The increasing possibility of a resurgent Instagram rising from the ashes of a banned TikTok has led some TikTok users to adopt an unfounded, but understandable theory: what if Meta was behind the ban all along?

Multiple TikTok creators have released videos in recent months attempting to tie Meta to the recent spurt of bills targeting TikTok. Many of those videos reference a March 2022 investigation from The Washington Post which revealed Meta paid a Republican consulting firm called Targeted Victory to place op-eds and letters in regional newspapers across the country with the goal of souring public opinion against TikTok. In some cases, these stories blamed the app for dangerous “trends” that actually originated on Facebook.

Publicly, Meta CEO Mark Zuckerberg has taken a cautious approach when discussing TikTok. In a 2020 meeting with employees, he said government national security concerns surrounding the app were valid but said a wholesale ban would set a “really bad long-term precedent.” At the same tie, Zuckerberg has criticized TikTok for “censoring” protests. Meta punching bag and occasional attack dog Nick Clegg, by contrast, has spoken more bluntly.

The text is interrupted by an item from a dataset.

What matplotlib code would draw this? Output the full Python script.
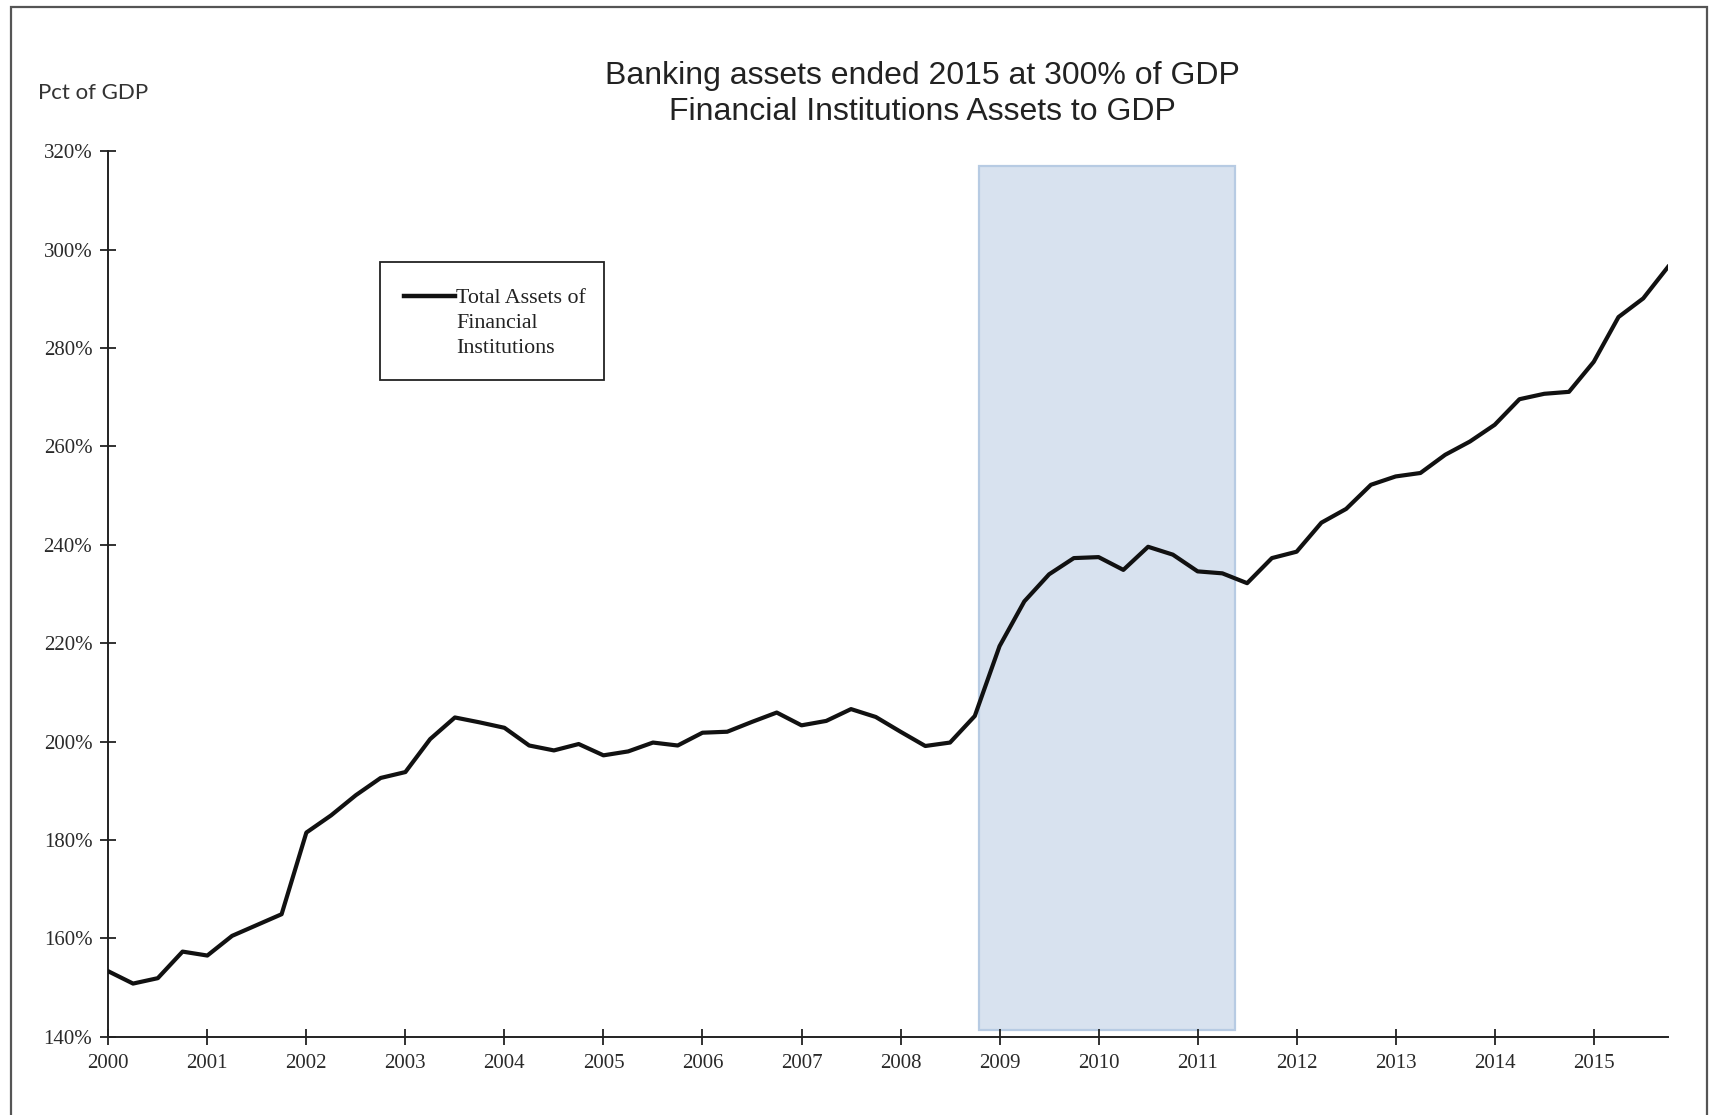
import numpy as np
import pandas as pd
import matplotlib
matplotlib.use("Agg")
import matplotlib.pyplot as plt
from matplotlib.patches import Rectangle
from matplotlib.lines import Line2D
from matplotlib.ticker import FuncFormatter

# quarterly data, 2000Q1 .. 2015Q4, total assets of financial institutions in pct of GDP
quarters = pd.period_range("2000Q1", "2015Q4", freq="Q")
assets_pct = [
    153.3, 150.8, 151.9, 157.3,   # 2000
    156.5, 160.5, 162.7, 164.9,   # 2001
    181.5, 185.0, 189.1, 192.6,   # 2002
    193.8, 200.5, 204.9, 203.9,   # 2003
    202.8, 199.2, 198.2, 199.5,   # 2004
    197.2, 198.0, 199.8, 199.2,   # 2005
    201.8, 202.0, 204.0, 205.9,   # 2006
    203.3, 204.2, 206.6, 205.0,   # 2007
    202.0, 199.1, 199.8, 205.2,   # 2008
    219.4, 228.5, 234.0, 237.3,   # 2009
    237.5, 234.9, 239.6, 238.0,   # 2010
    234.6, 234.2, 232.2, 237.3,   # 2011
    238.6, 244.5, 247.3, 252.2,   # 2012
    253.9, 254.6, 258.3, 261.0,   # 2013
    264.4, 269.6, 270.7, 271.1,   # 2014
    277.2, 286.3, 290.1, 296.5,   # 2015
]
year_ticks = list(range(2000, 2016))
pct_ticks = [140, 160, 180, 200, 220, 240, 260, 280, 300, 320]

# shaded crisis period
shade_start, shade_end = 2008.79, 2011.375
shade_low, shade_high = 141.4, 317.0

title_lines = ["Banking assets ended 2015 at 300% of GDP",
               "Financial Institutions Assets to GDP"]
legend_label = "Total Assets of\nFinancial\nInstitutions"

# fractional year for each quarter start
x = np.array([q.year + (q.quarter - 1) / 4 for q in quarters])

W, H = 1712, 1115
fig = plt.figure(figsize=(W / 100, H / 100), dpi=100)
fig.patch.set_facecolor("white")

ax = fig.add_axes([108.3 / W, 1 - 1036.7 / H, (1668 - 108.3) / W, (1036.7 - 151.3) / H])

ax.add_patch(Rectangle((shade_start, shade_low), shade_end - shade_start, shade_high - shade_low,
                       facecolor="#d8e2ef", edgecolor="#b7cbe3", lw=1.6, zorder=1))
ax.plot(x, assets_pct, color="#111111", lw=3.0, solid_joinstyle="round", zorder=3)

ax.set_xlim(2000, 2015.75)
ax.set_ylim(140, 320)
ax.set_xticks(year_ticks)
ax.set_yticks(pct_ticks)
ax.yaxis.set_major_formatter(FuncFormatter(lambda v, p: "%d%%" % v))

for side in ["top", "right"]:
    ax.spines[side].set_visible(False)
for side in ["left", "bottom"]:
    ax.spines[side].set_linewidth(1.4)
    ax.spines[side].set_color("#222222")

serif = ["Liberation Serif", "DejaVu Serif"]
ax.tick_params(axis="both", direction="inout", length=11, width=1.3, color="#222222")
ax.tick_params(axis="x", pad=7)
ax.tick_params(axis="y", pad=6)
for lab in ax.get_xticklabels() + ax.get_yticklabels():
    lab.set_family(serif)
    lab.set_fontsize(15)
    lab.set_color("#2a2a2a")

# titles
fig.text(922 / W, 1 - 76 / H, title_lines[0], ha="center", va="center",
         family=["Liberation Sans", "DejaVu Sans"], fontsize=23, color="#222222")
fig.text(922 / W, 1 - 112 / H, title_lines[1], ha="center", va="center",
         family=["Liberation Sans", "DejaVu Sans"], fontsize=23, color="#222222")
fig.text(38 / W, 1 - 93 / H, "Pct of GDP", ha="left", va="center",
         family=["Lato", "DejaVu Sans"], fontsize=16, color="#333333")

# legend box drawn by hand so the line sits next to the first text line
fig.add_artist(Rectangle((380 / W, 1 - 380 / H), 224 / W, 118 / H, transform=fig.transFigure,
                         facecolor="white", edgecolor="#222222", lw=1.3))
fig.add_artist(Line2D([404 / W, 455 / W], [1 - 296 / H, 1 - 296 / H], transform=fig.transFigure,
                      color="#111111", lw=3.2))
fig.text(456 / W, 1 - 289 / H, legend_label, ha="left", va="top",
         family=serif, fontsize=15.8, color="#222222", linespacing=1.42)

# outer frame around the chart (open at the bottom)
fig.add_artist(Rectangle((11 / W, -0.05), (1707 - 11) / W, 1.05 - 7 / H, transform=fig.transFigure,
                         fill=False, edgecolor="#555555", lw=1.6, clip_on=False))

fig.savefig("out.png", dpi=100)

During a recent interview with Bloomberg, Clegg said Chinese-owned tech companies have “pretty profound differences in values,” compared to US competitors. It’s unfair, he complained, that TikTok gets to operate in the US while Facebook is banned in China.

“In the end, there’s always an underlying issue of values: What values are the underpinning of new technologies?” Clegg asked.

Dahan told Gizmodo he wouldn’t be surprised if Meta was engaged in some form of lobbying behind the scenes to support TikTok bans.

“They [competing social media platforms] all want that,” he said. Snapchat CEO Evan Spiegel admitted as much himself when asked about the possibility of a TikTok ban last month. “We’d love that,” he said.

It’s impossible to say how effective these efforts were but one thing is clear. The appetite for a TikTok ban in 2023 is much more prevalent than just one the year prior.

“I don’t think people realize nobody wants to run back to Meta,” Imani Barbarin, one of the TikTok creators attempting to link Meta to TikTok ban said, “Like people are not clamoring for Reels.”